Bien plus que Montauban on ne devrait jamais quitter Marseille. Bleue, libre, écrasée de lumière, elle devrait rester l'ultime refuge. L'île. Oui, mais voilà... il faut parfois partir pour mieux revenir. Refaire encore le voyage comme on part en pèlerinage.
Et d'abord le soleil, insolent, écrasant les crêtes des toits, lissant l'angle des pierres, éclaboussant les trottoirs. Zénith brûlant le dos le long des rues du Prado, à l'heure du déjeuner, à la recherche de la fraîcheur de la rue François Rocca.
Devant l'établissement, à la façade discrète qui ne dit pas son nom, le même petit pincement, le coeur qui bat la chamade, le souffle suspendu à l'idée du départ. Juste monter les quelques marches, regarder la porte s'ouvrir... embarquer pour Cythère.
Et d'abord ce sentiment de plénitude. Cet air léger où chacun semble à sa place -ballet silencieux dont chaque mouvement reflète l'harmonie de la salle, le chêne qui s'étire, puissant, le long du comptoir, l'entre soie d'une paroi de béton satiné. Cette impression de flotter, d'avoir quitté le sol, déjà, avant la grande aventure. Je me suis souvent demandé ce que l'atmosphère d'un lieu, l'expression des corps autant que le décor, pouvaient avoir d'influence sur la perception de l'assiette. Ils ne changent pas le plomb en or, et sont parfois de bien pâles cache-misère, mais ils peuvent dire aussi le bonheur des murs et des hommes, donner envie d'être là. AM est de cette trempe.

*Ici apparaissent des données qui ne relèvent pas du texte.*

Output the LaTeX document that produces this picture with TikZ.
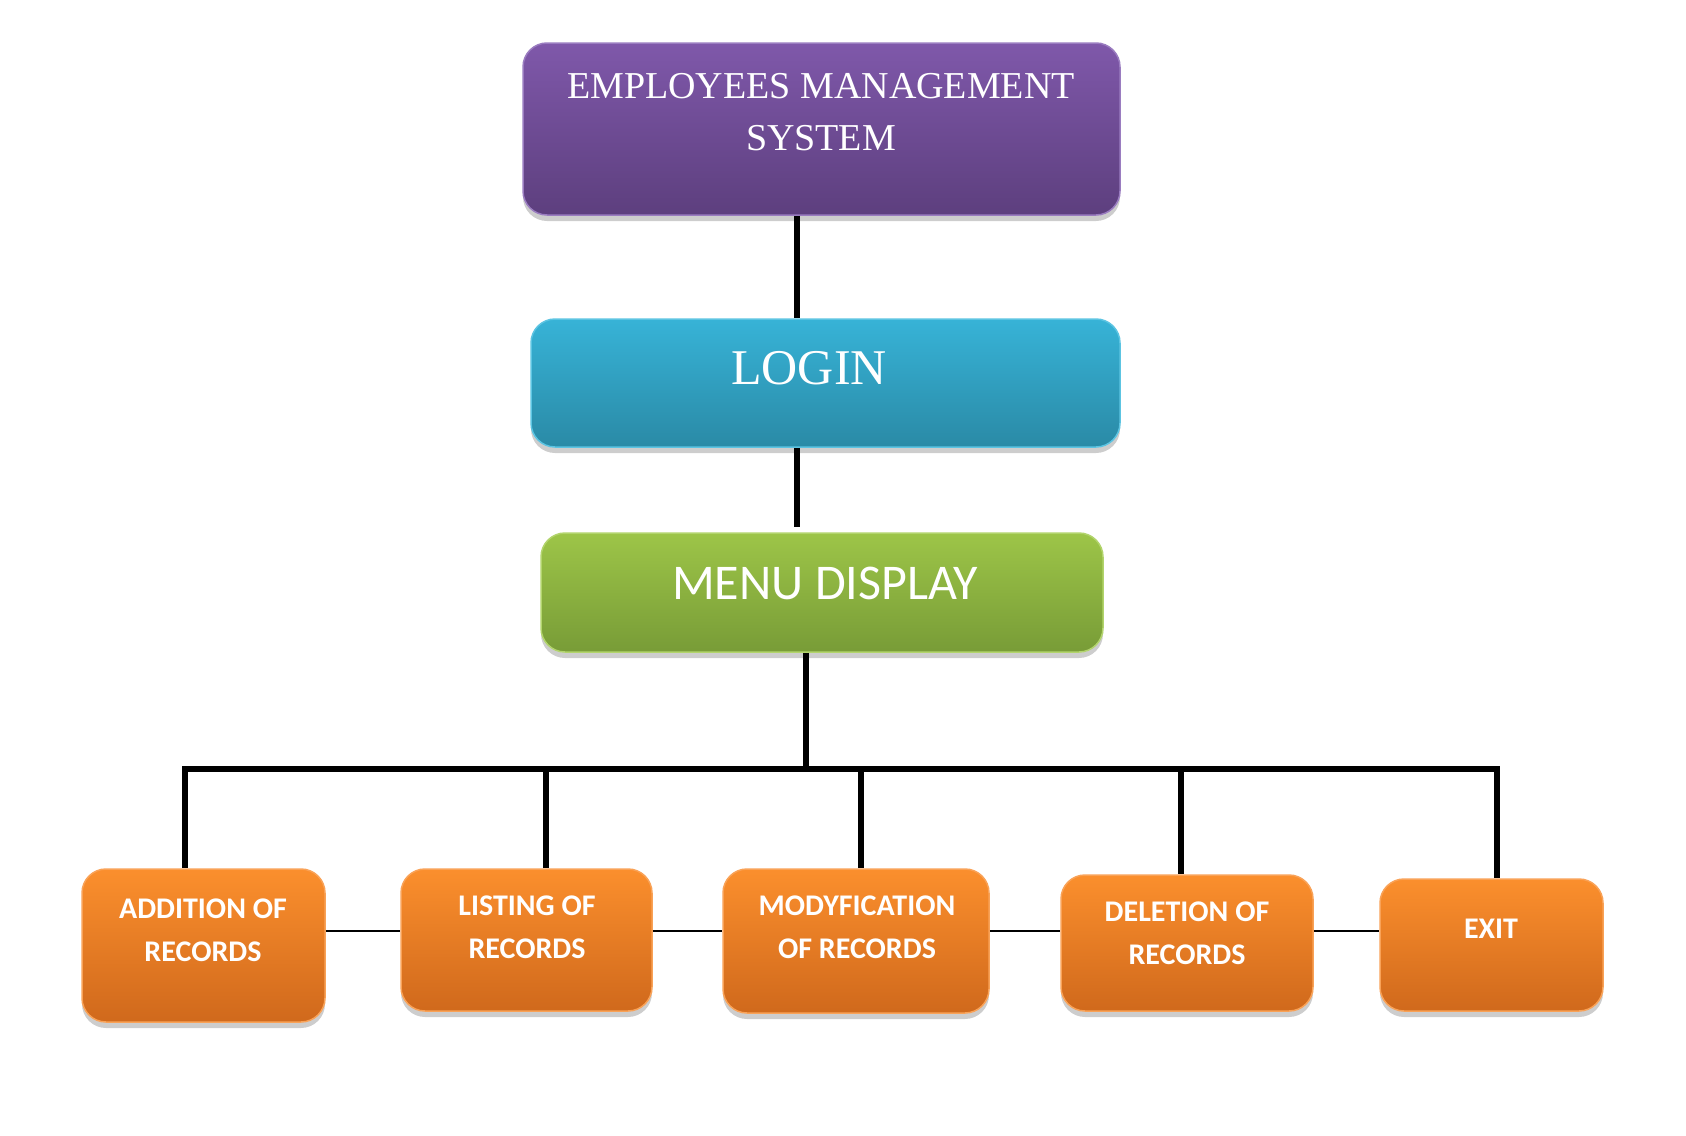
\documentclass[tikz,border=0pt]{standalone}
\usepackage{fontspec}
\setmainfont{Liberation Serif}
\newfontfamily\carlito{Carlito}
\usetikzlibrary{shadows}
\definecolor{purpT}{HTML}{7F58AA}
\definecolor{purpB}{HTML}{5D3F7E}
\definecolor{purpE}{HTML}{9A7CC0}
\definecolor{blueT}{HTML}{37B3D7}
\definecolor{blueB}{HTML}{2A8AA6}
\definecolor{blueE}{HTML}{5CC4E2}
\definecolor{grnT}{HTML}{9DC548}
\definecolor{grnB}{HTML}{789C37}
\definecolor{grnE}{HTML}{B2D46C}
\definecolor{orT}{HTML}{FB8F2D}
\definecolor{orB}{HTML}{D0691C}
\definecolor{orE}{HTML}{F9A257}
\begin{document}
\begin{tikzpicture}[x=1pt,y=-1pt,
  box/.style={rounded corners=24pt, inner sep=0pt, line width=1.5pt,
    drop shadow={opacity=0.28, fill=black!70, shadow xshift=0pt, shadow yshift=-6pt}},
  purplebox/.style={box, draw=purpE, top color=purpT, bottom color=purpB},
  bluebox/.style={box, draw=blueE, top color=blueT, bottom color=blueB},
  greenbox/.style={box, draw=grnE, top color=grnT, bottom color=grnB},
  orangebox/.style={box, draw=orE, top color=orT, bottom color=orB},
  toptext/.style={text=white, inner sep=0pt, align=center},
  subtext/.style={text=white, inner sep=0pt, align=center,
    font=\carlito\bfseries\fontsize{30}{43}\selectfont},
  thickline/.style={line width=6pt, black},
  thinline/.style={line width=2pt, black}
]
\useasboundingbox (0,0) rectangle (1686,1135);

% boxes
\node[purplebox, minimum width=597pt, minimum height=172pt] (ems) at (821.5,129) {};
\node[bluebox, minimum width=589pt, minimum height=128pt] (login) at (825.5,383) {};
\node[greenbox, minimum width=562pt, minimum height=119pt] (menu) at (822,592.5) {};
\node[orangebox, minimum width=243pt, minimum height=153pt] (add) at (203.5,945.5) {};
\node[orangebox, minimum width=251pt, minimum height=142pt] (list) at (526.5,940) {};
\node[orangebox, minimum width=266pt, minimum height=144pt] (mod) at (856,941) {};
\node[orangebox, minimum width=252pt, minimum height=136pt] (del) at (1187,943) {};
\node[orangebox, minimum width=223pt, minimum height=132pt] (exit) at (1491.5,945) {};

% texts
\node[toptext, font=\fontsize{38}{52}\selectfont] (emsT) at (821,112) {EMPLOYEES MANAGEMENT\\SYSTEM};
\node[toptext, font=\fontsize{50}{60}\selectfont] (loginT) at (809,368) {LOGIN};
\node[toptext, font=\carlito\fontsize{50}{60}\selectfont] (menuT) at (825,583) {MENU DISPLAY};
\node[subtext] (addT) at (203,930) {ADDITION OF\\RECORDS};
\node[subtext] (listT) at (527,927) {LISTING OF\\RECORDS};
\node[subtext] (modT) at (857,927) {MODYFICATION\\OF RECORDS};
\node[subtext] (delT) at (1187,933) {DELETION OF\\RECORDS};
\node[subtext] (exitT) at (1491,929) {EXIT};

% junction coordinates
\coordinate (c1) at (797,0);
\coordinate (c2) at (797,527);
\coordinate (c3) at (806,769);
\coordinate (b1) at (185,769);
\coordinate (b2) at (546,769);
\coordinate (b3) at (861,769);
\coordinate (b4) at (1181,769);
\coordinate (b5) at (1497,769);
\coordinate (hl) at (0,931);

% connectors
\draw[thickline] (ems.south -| c1) -- (login.north -| c1);
\draw[thickline] (login.south -| c2) -- (c2);
\draw[thickline] (menu.south -| c3) -- (c3);
\draw[thickline, line cap=rect] (b1) -- (b5);
\draw[thickline] (b1) -- (add.north -| b1);
\draw[thickline] (b2) -- (list.north -| b2);
\draw[thickline] (b3) -- (mod.north -| b3);
\draw[thickline] (b4) -- (del.north -| b4);
\draw[thickline] (b5) -- (exit.north -| b5);
\draw[thinline] (add.east |- hl) -- (list.west |- hl);
\draw[thinline] (list.east |- hl) -- (mod.west |- hl);
\draw[thinline] (mod.east |- hl) -- (del.west |- hl);
\draw[thinline] (del.east |- hl) -- (exit.west |- hl);
\end{tikzpicture}
\end{document}
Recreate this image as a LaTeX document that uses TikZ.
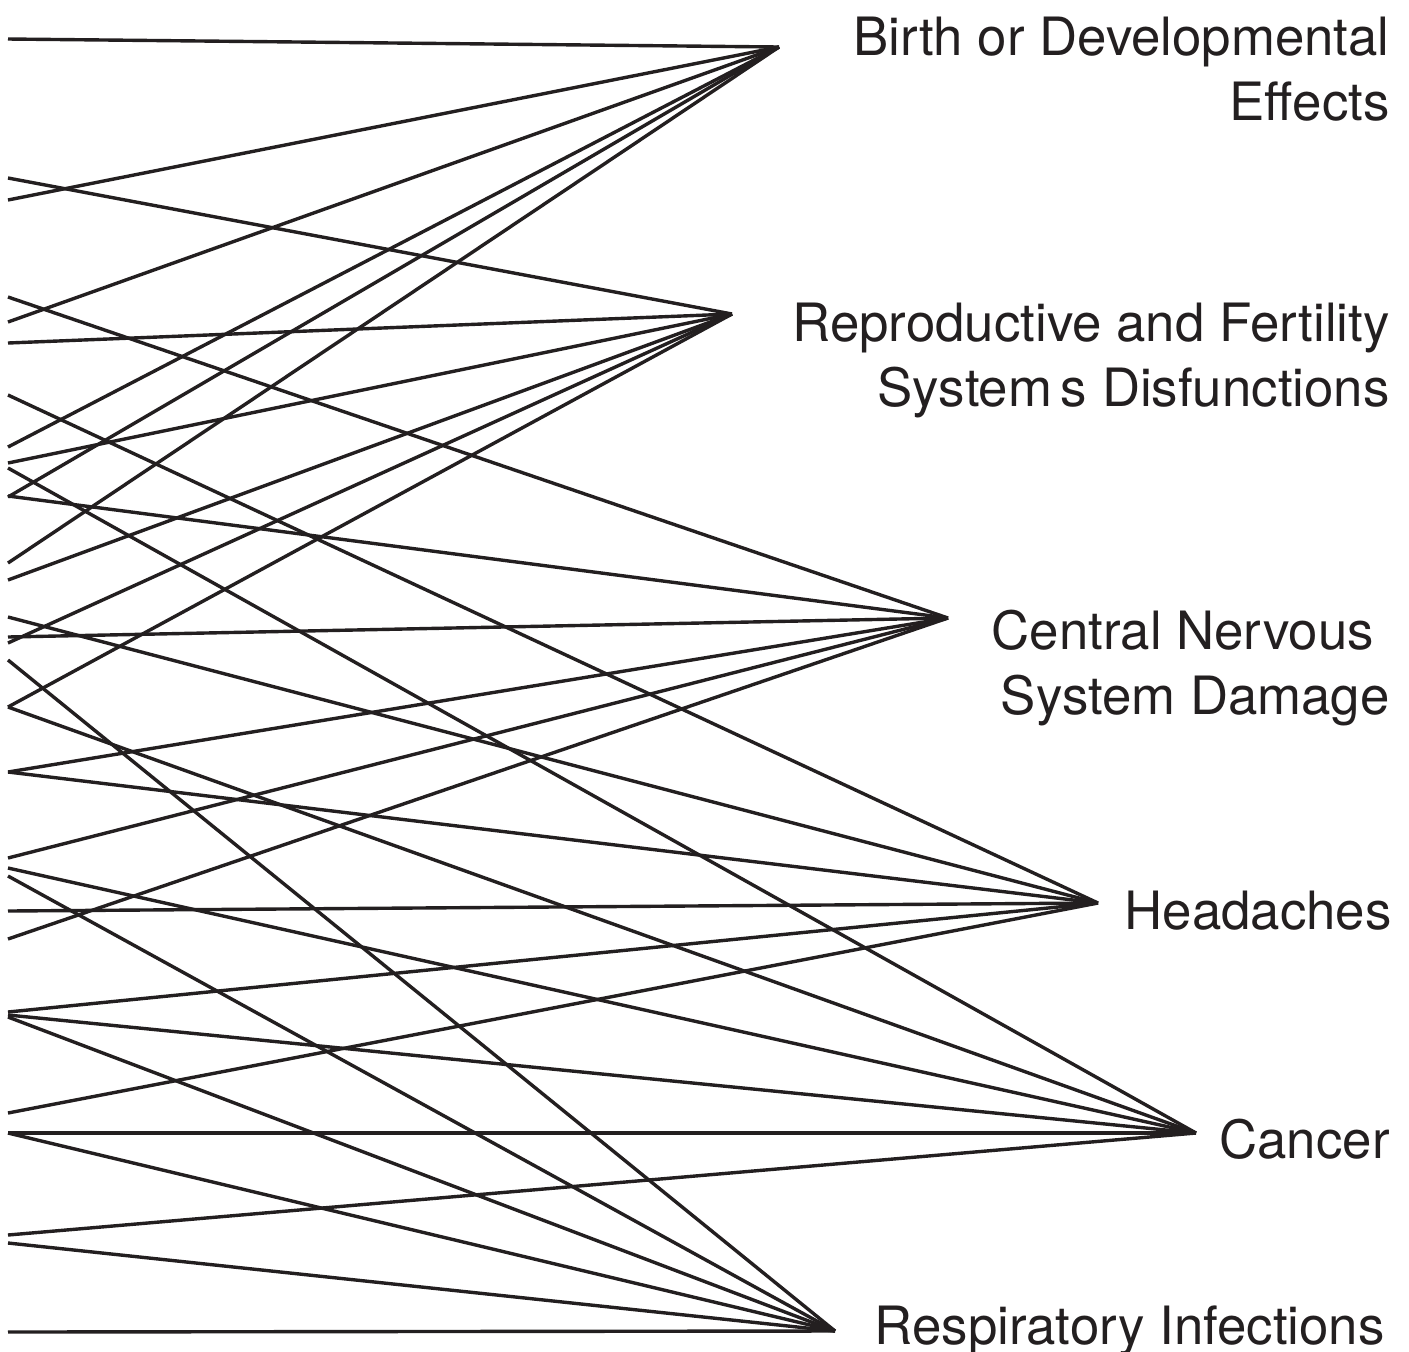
\documentclass[tikz,border=0pt]{standalone}
\usepackage{fontspec}
\setmainfont{TeX Gyre Heros}
\usetikzlibrary{positioning}
\definecolor{ink}{HTML}{231F20}
\tikzset{link/.style={draw=ink,line width=1.7pt},
 effect/.style={anchor=base east,align=right,inner sep=0pt,text=ink,
 font=\fontsize{26.4}{32.5}\selectfont}}

\begin{document}
\begin{tikzpicture}[x=0.5pt,y=-0.5pt]
\useasboundingbox (0,0) rectangle (1409,1351);
% hubs where the lines meet
\coordinate (birth) at (779,47);
\coordinate (repro) at (732,314);
\coordinate (cns) at (948,618);
\coordinate (head) at (1098,903);
\coordinate (cancer) at (1196,1133);
\coordinate (resp) at (835,1331);
\node[effect] (birthtxt) at (1390,120) {Birth or Developmental\\Effects};
\node[effect] (reprotxt) at (1390,406) {Reproductive and Fertility\\System\,s Disfunctions};
\node[effect] (cnstxt) at (1390,714) {Central Nervous\hspace*{0.3em}\\System Damage};
\node[effect] (headtxt) at (1392,929) {Headaches};
\node[effect] (cancertxt) at (1390,1158) {Cancer};
\node[effect] (resptxt) at (1385,1344) {Respiratory Infections};
% lines from the left edge
\foreach \y in {39,200,322,447,497,563}{\coordinate (b-\y) at (8,\y); \draw[link] (b-\y)--(birth);}
\foreach \y in {178,343,463,580,643,707}{\coordinate (r-\y) at (8,\y); \draw[link] (r-\y)--(repro);}
\foreach \y in {297,496,637,772,858,939}{\coordinate (n-\y) at (8,\y); \draw[link] (n-\y)--(cns);}
\foreach \y in {395,617,772,911,1012,1113}{\coordinate (h-\y) at (8,\y); \draw[link] (h-\y)--(head);}
\foreach \y in {468,707,868,1015,1133,1235}{\coordinate (c-\y) at (8,\y); \draw[link] (c-\y)--(cancer);}
\foreach \y in {660,876,1017,1133,1243,1332}{\coordinate (p-\y) at (8,\y); \draw[link] (p-\y)--(resp);}
\end{tikzpicture}
\end{document}
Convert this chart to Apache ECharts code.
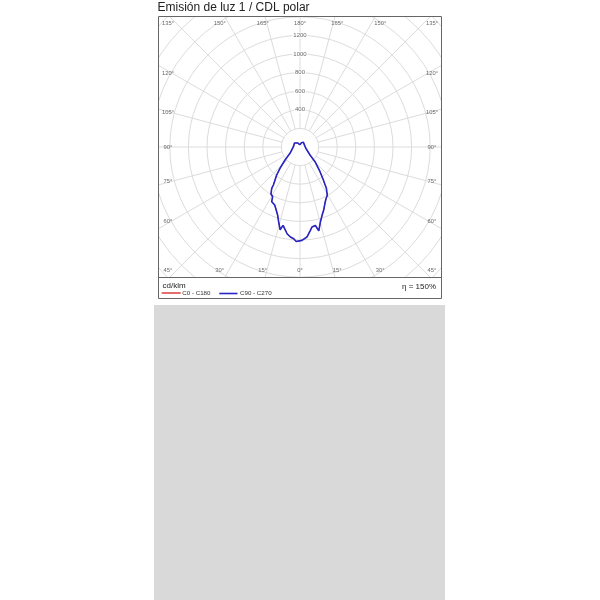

Puis, juste après, le sourire bienveillant d'Alexandre. Le regard droit, l'élégance discrète de ce corps hors norme taillé pour un ballon, qui préféra un jour vider des paniers plutôt que de les marquer. La voix douce qui parle à l'âme. La joie de le retrouver, entre ferveur et et certitude d'être arrivée à bon port.
Je m'asseois au comptoir. Vue sur les aromatiques et la cuisine où s'affaire l'équipe, fourmilière silencieuse aux gestes précis, millimétrés. Choisis le vin. Parcours une carte séduisante aux références modernes sans affectation, privilégiant le goût et le respect de la terre aux étiquettes prestigieuses.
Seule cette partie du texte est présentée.